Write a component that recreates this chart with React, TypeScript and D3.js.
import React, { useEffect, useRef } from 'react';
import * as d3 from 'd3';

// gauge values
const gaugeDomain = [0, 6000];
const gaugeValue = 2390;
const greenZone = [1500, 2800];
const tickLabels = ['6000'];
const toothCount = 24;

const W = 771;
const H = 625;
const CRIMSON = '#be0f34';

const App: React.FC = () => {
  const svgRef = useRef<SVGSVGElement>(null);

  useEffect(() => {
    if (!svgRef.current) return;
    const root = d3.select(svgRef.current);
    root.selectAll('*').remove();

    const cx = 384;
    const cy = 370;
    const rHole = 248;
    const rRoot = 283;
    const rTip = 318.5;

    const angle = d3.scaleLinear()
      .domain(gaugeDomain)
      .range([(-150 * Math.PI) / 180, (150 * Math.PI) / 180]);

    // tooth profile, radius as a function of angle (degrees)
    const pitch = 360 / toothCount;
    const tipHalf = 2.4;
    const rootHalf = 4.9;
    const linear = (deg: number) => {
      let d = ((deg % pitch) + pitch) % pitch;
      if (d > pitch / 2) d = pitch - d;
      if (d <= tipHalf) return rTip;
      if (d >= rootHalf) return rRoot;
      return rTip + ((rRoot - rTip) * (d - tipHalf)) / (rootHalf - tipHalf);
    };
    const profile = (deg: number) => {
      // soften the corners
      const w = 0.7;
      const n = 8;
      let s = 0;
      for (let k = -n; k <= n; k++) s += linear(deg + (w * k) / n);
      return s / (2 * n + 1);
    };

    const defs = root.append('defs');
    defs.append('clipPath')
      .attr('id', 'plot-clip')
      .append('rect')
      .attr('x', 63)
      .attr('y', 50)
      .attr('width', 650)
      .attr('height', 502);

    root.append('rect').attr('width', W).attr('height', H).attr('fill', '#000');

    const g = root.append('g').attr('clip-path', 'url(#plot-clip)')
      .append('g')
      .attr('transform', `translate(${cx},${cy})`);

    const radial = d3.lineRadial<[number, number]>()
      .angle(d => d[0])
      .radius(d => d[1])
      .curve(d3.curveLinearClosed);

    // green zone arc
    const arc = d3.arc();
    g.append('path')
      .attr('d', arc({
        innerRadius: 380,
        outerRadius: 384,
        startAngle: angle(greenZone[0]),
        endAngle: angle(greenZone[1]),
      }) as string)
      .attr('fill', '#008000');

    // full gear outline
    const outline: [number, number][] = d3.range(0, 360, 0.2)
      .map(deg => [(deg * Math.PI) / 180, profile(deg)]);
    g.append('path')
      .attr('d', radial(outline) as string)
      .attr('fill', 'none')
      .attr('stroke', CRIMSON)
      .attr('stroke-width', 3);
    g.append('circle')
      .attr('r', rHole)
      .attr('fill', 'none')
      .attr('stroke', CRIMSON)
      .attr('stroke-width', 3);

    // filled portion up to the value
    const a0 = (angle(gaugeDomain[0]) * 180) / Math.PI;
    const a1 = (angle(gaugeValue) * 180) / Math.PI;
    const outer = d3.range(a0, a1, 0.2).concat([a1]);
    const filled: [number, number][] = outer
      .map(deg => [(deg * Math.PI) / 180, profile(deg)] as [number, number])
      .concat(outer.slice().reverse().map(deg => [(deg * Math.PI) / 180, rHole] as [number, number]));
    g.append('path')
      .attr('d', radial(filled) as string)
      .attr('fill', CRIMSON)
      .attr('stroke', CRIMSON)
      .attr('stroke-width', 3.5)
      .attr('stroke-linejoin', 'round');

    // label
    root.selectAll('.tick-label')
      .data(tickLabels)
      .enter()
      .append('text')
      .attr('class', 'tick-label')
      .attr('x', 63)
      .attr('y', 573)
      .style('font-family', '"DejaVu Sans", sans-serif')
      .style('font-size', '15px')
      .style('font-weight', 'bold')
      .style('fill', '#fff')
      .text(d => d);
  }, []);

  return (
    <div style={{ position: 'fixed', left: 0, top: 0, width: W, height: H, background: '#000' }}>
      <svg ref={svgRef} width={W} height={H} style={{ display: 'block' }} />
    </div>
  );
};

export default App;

## [WRITTEN PROBLEM]
From the preceding material, extract every line exactly.

## [RESPONSE TO THE TASK]
Write a component that recreates this chart with React, TypeScript and D3.js.
import React, { useEffect, useRef } from 'react';
import * as d3 from 'd3';

// gauge values
const gaugeDomain = [0, 6000];
const gaugeValue = 2390;
const greenZone = [1500, 2800];
const tickLabels = ['6000'];
const toothCount = 24;

const W = 771;
const H = 625;
const CRIMSON = '#be0f34';

const App: React.FC = () => {
  const svgRef = useRef<SVGSVGElement>(null);

  useEffect(() => {
    if (!svgRef.current) return;
    const root = d3.select(svgRef.current);
    root.selectAll('*').remove();

    const cx = 384;
    const cy = 370;
    const rHole = 248;
    const rRoot = 283;
    const rTip = 318.5;

    const angle = d3.scaleLinear()
      .domain(gaugeDomain)
      .range([(-150 * Math.PI) / 180, (150 * Math.PI) / 180]);

    // tooth profile, radius as a function of angle (degrees)
    const pitch = 360 / toothCount;
    const tipHalf = 2.4;
    const rootHalf = 4.9;
    const linear = (deg: number) => {
      let d = ((deg % pitch) + pitch) % pitch;
      if (d > pitch / 2) d = pitch - d;
      if (d <= tipHalf) return rTip;
      if (d >= rootHalf) return rRoot;
      return rTip + ((rRoot - rTip) * (d - tipHalf)) / (rootHalf - tipHalf);
    };
    const profile = (deg: number) => {
      // soften the corners
      const w = 0.7;
      const n = 8;
      let s = 0;
      for (let k = -n; k <= n; k++) s += linear(deg + (w * k) / n);
      return s / (2 * n + 1);
    };

    const defs = root.append('defs');
    defs.append('clipPath')
      .attr('id', 'plot-clip')
      .append('rect')
      .attr('x', 63)
      .attr('y', 50)
      .attr('width', 650)
      .attr('height', 502);

    root.append('rect').attr('width', W).attr('height', H).attr('fill', '#000');

    const g = root.append('g').attr('clip-path', 'url(#plot-clip)')
      .append('g')
      .attr('transform', `translate(${cx},${cy})`);

    const radial = d3.lineRadial<[number, number]>()
      .angle(d => d[0])
      .radius(d => d[1])
      .curve(d3.curveLinearClosed);

    // green zone arc
    const arc = d3.arc();
    g.append('path')
      .attr('d', arc({
        innerRadius: 380,
        outerRadius: 384,
        startAngle: angle(greenZone[0]),
        endAngle: angle(greenZone[1]),
      }) as string)
      .attr('fill', '#008000');

    // full gear outline
    const outline: [number, number][] = d3.range(0, 360, 0.2)
      .map(deg => [(deg * Math.PI) / 180, profile(deg)]);
    g.append('path')
      .attr('d', radial(outline) as string)
      .attr('fill', 'none')
      .attr('stroke', CRIMSON)
      .attr('stroke-width', 3);
    g.append('circle')
      .attr('r', rHole)
      .attr('fill', 'none')
      .attr('stroke', CRIMSON)
      .attr('stroke-width', 3);

    // filled portion up to the value
    const a0 = (angle(gaugeDomain[0]) * 180) / Math.PI;
    const a1 = (angle(gaugeValue) * 180) / Math.PI;
    const outer = d3.range(a0, a1, 0.2).concat([a1]);
    const filled: [number, number][] = outer
      .map(deg => [(deg * Math.PI) / 180, profile(deg)] as [number, number])
      .concat(outer.slice().reverse().map(deg => [(deg * Math.PI) / 180, rHole] as [number, number]));
    g.append('path')
      .attr('d', radial(filled) as string)
      .attr('fill', CRIMSON)
      .attr('stroke', CRIMSON)
      .attr('stroke-width', 3.5)
      .attr('stroke-linejoin', 'round');

    // label
    root.selectAll('.tick-label')
      .data(tickLabels)
      .enter()
      .append('text')
      .attr('class', 'tick-label')
      .attr('x', 63)
      .attr('y', 573)
      .style('font-family', '"DejaVu Sans", sans-serif')
      .style('font-size', '15px')
      .style('font-weight', 'bold')
      .style('fill', '#fff')
      .text(d => d);
  }, []);

  return (
    <div style={{ position: 'fixed', left: 0, top: 0, width: W, height: H, background: '#000' }}>
      <svg ref={svgRef} width={W} height={H} style={{ display: 'block' }} />
    </div>
  );
};

export default App;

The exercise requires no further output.